Czech footballer (born 1990)

Jan Chramosta (born 12 October 1990) is a Czech footballer who plays as a striker for Jablonec and the Czech Republic national team. He scored more than 100 goals in the Czech First League and is the top scorer in the history of FK Mladá Boleslav and the third top scorer of Jablonec. In 2025, at the age of 35, he became the oldest debutant in the history of the Czech Republic national team.

==Club career==
Chramosta grew up in FK Mladá Boleslav. His debut in the Czech First League was a 0–0 home draw against Viktoria Žižkov on 5 April 2009. In his first season, Chramosta scored five goals in nine matches and was eventually voted "Revelation of the Year" at the Golden Ball awards. He became a notable personality of the club after he played nine seasons for the club between 2009 and 2018, and with 49 goals became the best scorer in the club's first league history.

In 2018, he transferred to FK Jablonec and also became one of the top scorers in this club's history with 52 goals (as of October 2025).

On 15 February 2025, Chramosta scored his 100th league goal in a 3–2 away win against Dynamo České Budějovice.

==International career==
He was a member of the Czech under-21 team. He represented the team at the 2011 UEFA European Under-21 Championship. He is the second best scorer of the U-21 team's history (as of 2024) with 12 goals.

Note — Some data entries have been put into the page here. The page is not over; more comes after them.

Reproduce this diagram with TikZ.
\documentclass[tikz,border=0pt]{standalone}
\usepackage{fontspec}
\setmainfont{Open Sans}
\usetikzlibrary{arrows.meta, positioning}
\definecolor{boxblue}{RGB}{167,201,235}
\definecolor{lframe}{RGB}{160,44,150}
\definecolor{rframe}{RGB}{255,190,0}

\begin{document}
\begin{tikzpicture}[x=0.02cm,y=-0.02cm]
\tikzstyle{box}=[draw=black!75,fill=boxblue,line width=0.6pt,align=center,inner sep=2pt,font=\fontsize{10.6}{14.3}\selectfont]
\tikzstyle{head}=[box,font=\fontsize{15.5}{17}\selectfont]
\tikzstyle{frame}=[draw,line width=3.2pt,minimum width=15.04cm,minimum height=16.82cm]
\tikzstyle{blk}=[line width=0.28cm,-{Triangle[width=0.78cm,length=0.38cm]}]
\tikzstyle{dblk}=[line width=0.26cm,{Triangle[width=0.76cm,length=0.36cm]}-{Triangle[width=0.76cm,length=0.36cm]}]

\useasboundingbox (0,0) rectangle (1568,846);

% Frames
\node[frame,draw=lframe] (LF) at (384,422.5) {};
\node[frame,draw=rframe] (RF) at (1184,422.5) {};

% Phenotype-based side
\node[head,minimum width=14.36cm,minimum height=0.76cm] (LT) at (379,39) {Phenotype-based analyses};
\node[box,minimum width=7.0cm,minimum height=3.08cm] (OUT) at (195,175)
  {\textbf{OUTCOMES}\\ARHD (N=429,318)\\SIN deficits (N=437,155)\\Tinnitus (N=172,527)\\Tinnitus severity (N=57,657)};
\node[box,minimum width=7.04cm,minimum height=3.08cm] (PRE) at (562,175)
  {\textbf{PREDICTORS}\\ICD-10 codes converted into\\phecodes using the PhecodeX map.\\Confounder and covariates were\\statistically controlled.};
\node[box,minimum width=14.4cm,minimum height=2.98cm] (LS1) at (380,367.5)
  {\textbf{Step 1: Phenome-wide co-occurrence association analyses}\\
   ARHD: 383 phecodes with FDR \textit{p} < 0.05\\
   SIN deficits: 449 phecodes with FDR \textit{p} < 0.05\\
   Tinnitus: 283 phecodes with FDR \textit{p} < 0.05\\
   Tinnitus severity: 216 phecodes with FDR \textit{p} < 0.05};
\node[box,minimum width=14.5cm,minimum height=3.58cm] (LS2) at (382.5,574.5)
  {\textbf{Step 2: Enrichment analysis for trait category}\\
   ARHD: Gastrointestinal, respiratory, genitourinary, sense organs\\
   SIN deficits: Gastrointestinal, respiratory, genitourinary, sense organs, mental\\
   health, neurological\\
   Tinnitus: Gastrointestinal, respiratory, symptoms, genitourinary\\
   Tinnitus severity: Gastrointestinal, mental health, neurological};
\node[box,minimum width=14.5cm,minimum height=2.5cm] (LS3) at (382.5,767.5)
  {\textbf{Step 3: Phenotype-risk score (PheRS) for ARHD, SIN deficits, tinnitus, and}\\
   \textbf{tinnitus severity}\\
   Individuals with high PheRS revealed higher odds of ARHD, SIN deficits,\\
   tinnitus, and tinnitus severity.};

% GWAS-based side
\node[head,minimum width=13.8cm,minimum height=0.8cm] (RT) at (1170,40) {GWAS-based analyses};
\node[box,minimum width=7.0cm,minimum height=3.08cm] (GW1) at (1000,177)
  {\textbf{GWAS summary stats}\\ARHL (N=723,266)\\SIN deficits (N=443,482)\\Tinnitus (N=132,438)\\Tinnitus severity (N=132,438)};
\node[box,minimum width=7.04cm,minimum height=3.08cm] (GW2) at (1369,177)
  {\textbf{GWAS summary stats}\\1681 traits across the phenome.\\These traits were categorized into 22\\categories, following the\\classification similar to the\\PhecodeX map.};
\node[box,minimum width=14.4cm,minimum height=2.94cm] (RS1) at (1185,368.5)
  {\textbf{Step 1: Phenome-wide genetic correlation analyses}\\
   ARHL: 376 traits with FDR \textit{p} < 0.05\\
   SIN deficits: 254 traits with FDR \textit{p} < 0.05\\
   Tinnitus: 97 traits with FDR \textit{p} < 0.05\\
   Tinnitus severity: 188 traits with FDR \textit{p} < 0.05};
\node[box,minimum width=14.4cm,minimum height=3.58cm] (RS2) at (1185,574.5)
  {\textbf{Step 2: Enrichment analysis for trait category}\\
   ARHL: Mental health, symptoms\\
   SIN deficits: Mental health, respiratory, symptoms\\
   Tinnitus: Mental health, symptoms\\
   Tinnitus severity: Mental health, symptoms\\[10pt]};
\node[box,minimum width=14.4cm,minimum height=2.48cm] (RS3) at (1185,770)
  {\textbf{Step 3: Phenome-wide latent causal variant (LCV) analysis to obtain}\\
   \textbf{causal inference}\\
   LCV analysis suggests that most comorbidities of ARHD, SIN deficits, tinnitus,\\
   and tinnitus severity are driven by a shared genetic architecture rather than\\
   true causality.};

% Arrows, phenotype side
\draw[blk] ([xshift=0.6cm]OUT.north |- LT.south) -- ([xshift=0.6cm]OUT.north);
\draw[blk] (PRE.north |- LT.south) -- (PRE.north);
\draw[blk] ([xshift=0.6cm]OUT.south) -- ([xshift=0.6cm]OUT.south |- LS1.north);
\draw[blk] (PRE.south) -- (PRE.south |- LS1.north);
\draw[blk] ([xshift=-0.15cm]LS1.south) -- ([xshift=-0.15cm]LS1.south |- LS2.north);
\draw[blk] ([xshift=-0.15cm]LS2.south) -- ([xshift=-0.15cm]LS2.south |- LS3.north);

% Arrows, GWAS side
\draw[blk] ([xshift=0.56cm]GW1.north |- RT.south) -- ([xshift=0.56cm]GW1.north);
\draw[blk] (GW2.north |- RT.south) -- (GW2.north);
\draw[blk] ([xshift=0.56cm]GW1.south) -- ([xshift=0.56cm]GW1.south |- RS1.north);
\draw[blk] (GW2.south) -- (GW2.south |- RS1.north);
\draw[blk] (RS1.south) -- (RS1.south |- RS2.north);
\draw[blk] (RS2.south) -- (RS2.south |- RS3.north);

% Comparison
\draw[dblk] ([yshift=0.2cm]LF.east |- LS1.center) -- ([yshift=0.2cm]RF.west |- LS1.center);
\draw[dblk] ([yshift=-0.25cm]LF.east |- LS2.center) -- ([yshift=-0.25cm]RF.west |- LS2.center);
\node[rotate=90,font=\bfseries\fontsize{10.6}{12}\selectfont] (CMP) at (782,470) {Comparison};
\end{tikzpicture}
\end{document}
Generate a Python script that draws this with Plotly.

In June 2012, Chramosta scored all 5 goals in a 5–1 win over Andorra U21.

Chramosta was considered for the senior national team in 2012, but due to a serious knee injury and subsequent recovery, which slowed down his career, it did not happen.

On 12 October 2025, on his 35th birthday, he made his debut for the Czech Republic national team in a match against the Faroe Islands, becoming the oldest debutant in the history of the national team.